We want faith to reward us; “God, I believe in you”, we say, “but I want you to look after me, such that if trouble comes, it will be minimal”. A conditional faith like that explains why, when trouble comes, some people give up on God and walk away from the church.
But faith in Psalm 44 isn’t conditional; it’s unconditional. That is: it’s a faith that’s ready to fight, that hangs on at any cost, and that endures agony in the absence of a miracle or any sign of God’s presence.
You hear this faith that hangs by a thread in Jesus’ final, chilling cry from the cross, when all seemed to be lost: “My God, my God, why have you forsaken me?”
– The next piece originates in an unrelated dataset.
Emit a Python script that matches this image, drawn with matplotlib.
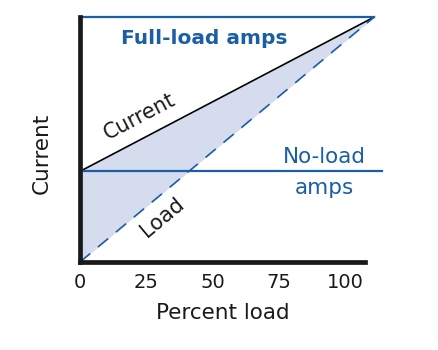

At the lowest moment in his life, Jesus experienced God’s absence. And yet in that hellish moment he still cries out to God, unwilling to let go.
There’s maybe one more sliver of hope in Psalm 44. Its last verse addresses God like this: ‘Rise up…Redeem us for the sake of your steadfast love’. The Psalm ends by appealing to what Israel had been taught about what lay at the core of God’s character, steadfast, abounding, love.
Every visible proof of God’s power and protection had disappeared. “But Lord”, cries the Psalmist, “if your love has gone, there’s nothing left. If you are still steadfast love, redeem us”. And that’s the Psalm’s final word.
But it’s not the Bible’s final word.
Israel’s painful cry for redemption was heard; the biblical narrative moves on from the darkness of Psalm 44 to the coming of Christ, and from the devastation of Israel’s defeat to a Saviour’s empty grave.
Though Psalm 44 reflects the fact that faith may hang by a thread, learn to hold on and wait for Jesus, who died in agony, but rose in victory. It’s by looking steadily to him that some of the mystery that surrounds God will be unveiled.
Time to reflect….
At times life is really difficult,
and we feel like all hope is gone and you are silent.
For those of us who face such times now,
help us to hang on through the silence and the darkness,
knowing that ultimately Jesus has won the victory
and that one day this will be unveiled for all to see,
and all of creation will be restored and renewed.
Helps us to look steadily to Him and trust in your steadfast love.